In August of 1965 Daniels was among 29 protestors in the south Lowndes County town of Fort Deposit. Today the town is a pitiful, small burg with a whole downtown of empty storefronts. The protestors were arrested and taken to the courthouse in the county seat of Hayneville, then and today not much more than a few public buildings and stores.

After six days the protestors were mysteriously released without any transportation. They called for help and Daniels along with a white Catholic priest and two female black protestors walked to the nearby Varner’s Cash Store to get a cold soft drink.
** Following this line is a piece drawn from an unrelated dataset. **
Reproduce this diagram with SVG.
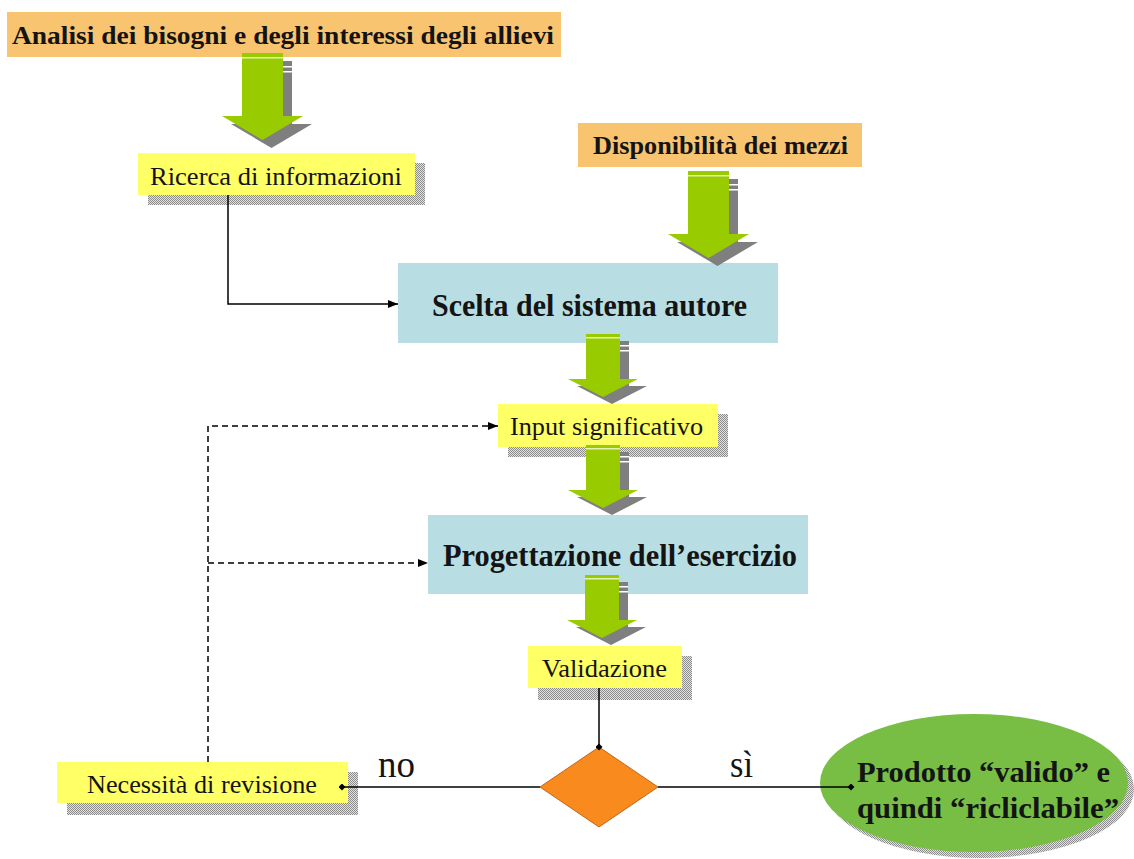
<svg xmlns="http://www.w3.org/2000/svg" xmlns:xlink="http://www.w3.org/1999/xlink" width="1134" height="859" viewBox="0 0 1134 859">
<style>
.tb{font-family:"Liberation Serif","Times New Roman",serif;font-weight:bold;fill:#141414}
.tr{font-family:"Liberation Serif","Times New Roman",serif;fill:#141414}
.yellow{fill:#ffff66}
.orange{fill:#f9c470}
.blue{fill:#b8dde3}
.shadow{fill:url(#dither)}
.line{stroke:#000;stroke-width:1.5;fill:none}
.dash{stroke-dasharray:6 4}
</style>
<defs>
<pattern id="dither" width="2" height="2" patternUnits="userSpaceOnUse">
<rect width="2" height="2" fill="#e2e2e2"/>
<rect width="1" height="1" fill="#8c8c8c"/>
<rect x="1" y="1" width="1" height="1" fill="#8c8c8c"/>
</pattern>
<marker id="arr" viewBox="0 0 10 8" refX="10" refY="4" markerWidth="10" markerHeight="8" markerUnits="userSpaceOnUse" orient="auto">
<path d="M0,0 L10,4 L0,8 Z" fill="#000"/>
</marker>
<marker id="dot" viewBox="0 0 8 8" refX="4" refY="4" markerWidth="7" markerHeight="7" markerUnits="userSpaceOnUse" orient="auto">
<path d="M4,0 L8,4 L4,8 L0,4 Z" fill="#000"/>
</marker>
<g id="arrow-big">
<path d="M9,8 H50 V71 H70 L29.5,95 L-11,71 H9 Z" fill="#7f7f7f"/>
<rect x="41" y="13" width="9" height="1.5" fill="#fff"/>
<rect x="41" y="18" width="9" height="1.5" fill="#fff"/>
<path d="M0,0 H41 V63 H61 L20.5,87 L-20,63 H0 Z" fill="#99cc00"/>
<rect x="0" y="4" width="41" height="1.5" fill="#e6f2b3"/>
</g>
<g id="arrow-small">
<path d="M9,7 H43 V52 H61 L26,70 L-9,52 H9 Z" fill="#7f7f7f"/>
<rect x="34" y="11" width="9" height="1.5" fill="#fff"/>
<rect x="34" y="16" width="9" height="1.5" fill="#fff"/>
<path d="M0,0 H34 V45 H52 L17,63 L-18,45 H0 Z" fill="#99cc00"/>
<rect x="0" y="3" width="34" height="1.5" fill="#e6f2b3"/>
</g>
</defs>
<rect width="1134" height="859" fill="#ffffff"/>

<g id="node-analisi">
<rect class="orange" x="7" y="12" width="554" height="45"/>
<text class="tb" x="12" y="44" font-size="25" textLength="542" lengthAdjust="spacingAndGlyphs">Analisi dei bisogni e degli interessi degli allievi</text>
</g>

<g id="node-disponibilita">
<rect class="orange" x="578" y="123" width="284" height="44"/>
<text class="tb" x="593" y="154" font-size="25" textLength="255" lengthAdjust="spacingAndGlyphs">Disponibilità dei mezzi</text>
</g>

<g id="node-ricerca">
<rect class="shadow" x="148" y="163" width="277" height="42"/>
<rect class="yellow" x="138" y="153" width="277" height="42"/>
<text class="tr" x="150" y="185" font-size="26" textLength="252" lengthAdjust="spacingAndGlyphs">Ricerca di informazioni</text>
</g>

<g id="node-scelta">
<rect class="blue" x="398" y="263" width="380" height="80"/>
<text class="tb" x="432" y="316" font-size="31" textLength="315" lengthAdjust="spacingAndGlyphs">Scelta del sistema autore</text>
</g>

<g id="node-input">
<rect class="shadow" x="508" y="414" width="220" height="43"/>
<rect class="yellow" x="498" y="404" width="220" height="43"/>
<text class="tr" x="510" y="435" font-size="26" textLength="193" lengthAdjust="spacingAndGlyphs">Input significativo</text>
</g>

<g id="node-progettazione">
<rect class="blue" x="428" y="515" width="380" height="79"/>
<text class="tb" x="443" y="566" font-size="32" textLength="354" lengthAdjust="spacingAndGlyphs">Progettazione dell’esercizio</text>
</g>

<g id="node-validazione">
<rect class="shadow" x="538" y="656" width="154" height="44"/>
<rect class="yellow" x="528" y="646" width="154" height="42"/>
<text class="tr" x="542" y="677" font-size="26" textLength="125" lengthAdjust="spacingAndGlyphs">Validazione</text>
</g>

<g id="node-decisione">
<path d="M599,747 L658,787 L599,827 L540,787 Z" fill="#f88a1e" stroke="#c2661a" stroke-width="1"/>
</g>

<g id="node-necessita">
<rect class="shadow" x="67" y="772" width="291" height="43"/>
<rect class="yellow" x="57" y="762" width="291" height="41"/>
<text class="tr" x="87" y="793" font-size="26" textLength="230" lengthAdjust="spacingAndGlyphs">Necessità di revisione</text>
</g>

<g id="node-prodotto">
<ellipse class="shadow" cx="980" cy="789" rx="154" ry="69"/>
<ellipse cx="974" cy="783" rx="154" ry="69" fill="#78be44"/>
<text class="tb" x="857" y="782" font-size="30" textLength="253" lengthAdjust="spacingAndGlyphs">Prodotto “valido” e</text>
<text class="tb" x="857" y="818" font-size="30" textLength="262" lengthAdjust="spacingAndGlyphs">quindi “ricliclabile”</text>
</g>

<g id="connectors">
<use xlink:href="#arrow-big" href="#arrow-big" transform="translate(242,53)"/>
<use xlink:href="#arrow-big" href="#arrow-big" transform="translate(688,171)"/>
<use xlink:href="#arrow-small" href="#arrow-small" transform="translate(586,334)"/>
<use xlink:href="#arrow-small" href="#arrow-small" transform="translate(586,445)"/>
<use xlink:href="#arrow-small" href="#arrow-small" transform="translate(585,575)"/>
<path class="line" d="M228,195 V304 H398" marker-end="url(#arr)"/>
<path class="line dash" d="M208,762 V426 H498" marker-end="url(#arr)"/>
<path class="line dash" d="M208,563 H428" marker-end="url(#arr)"/>
<path class="line" d="M599,688 V747" marker-end="url(#dot)"/>
<path class="line" d="M540,787 H342" marker-end="url(#dot)"/>
<path class="line" d="M658,787 H851" marker-end="url(#dot)"/>
<text class="tr" x="378" y="777" font-size="37" textLength="37" lengthAdjust="spacingAndGlyphs">no</text>
<text class="tr" x="730" y="777" font-size="37" textLength="23" lengthAdjust="spacingAndGlyphs">sì</text>
</g>
</svg>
The store was one of the few known to serve non-whites.

Standing in the store’s door was an unpaid special deputy, Tom Coleman, holding a shotgun with a pistol in his holster. He pointed the gun at one of the girls, Ruby Sales. Daniels pushed her down and Coleman shot the Episcopalian seminarian with a full blast, instantly killing him. The Catholic priest, Father Richard Morrisone grabbed the other girl and ran but was shot in the back. He survived his wounds.

As often happened in these cases, including in the Liuzzo trial of the four KKK members involved in her death, Coleman was acquitted by an all-white jury. During the Liuzzo trial the defendant’s attorney called the mother of three “a white nigger” without a word of rebuke from the judge.

Things of course have generally changed in the South, but travelling around it is impossible not to uncover vestiges from 50 years ago. In Selma there’s a small Civil War museum that I visited. When I told the docent I was there to look at some Civil Right history he informed me that everything was blown out of proportion, it was just a few “northern, outside agitators.”

In Selma the counterpoint to that is the small but very well done National Voting Rights Museum and Interpretative Center just a few steps from the bridge in Selma’s downtown, still a little ragged but hopefully on the verge of a renaissance.

Ironically, realizing its tourism potential, the state of Alabama has embraced its history and offers well-done brochures on their Civil Rights Trail. One stop on the trail is of course Birmingham, home of the 16th St. Baptist Church where four young angels were killed in a fire bombing. Sitting across the street from the church is the magnificent Birmingham Civil Rights Institute, a museum and research facility.

Also sitting across the street from the institute is the Kelley Ingram Park, site of the televised incident that may have finally mobilized the country against what was happening in the South --- the police dog attack and hosing of young protestors by Birmingham’s police force.

As I stood in Kelly Ingram Park, looking at a sculpture monument portraying the attacking dogs, an old man on a bicycle approached me and asked if I would like a guided tour. As the park is pretty small I opted out of his offer but started to talk to him anyway. He told me he was one of the young people in the park during those demonstrations. He described in vivid detail what it was like that day (details forthcoming in my book).

Showing a little bit of reportorial skepticism I wasn’t sure whether he was just trying to get a tour customer or not. So I asked at the institute and they told me indeed he was one of the demonstrators. Participants from 50 years ago sometimes are reluctant to talk unless asked.

While in Lowndes County I went inside the small Hayneville courthouse and stood in the very courtroom were Tom Coleman was acquitted. It gave me a chill. Being from the north (by Civil War standards) I beat a hasty retreat while a deputy eyed me suspiciously.

I went over to a small café on the courthouse square to get lunch, much like Daniels did 50 years ago. After eating I just casually asked the lady behind the cash register about Daniels’ murder. Yes, she said, she remembered it and had a relative who actually was one of the marchers arrested. But she added, “We don’t talk about it much around here.”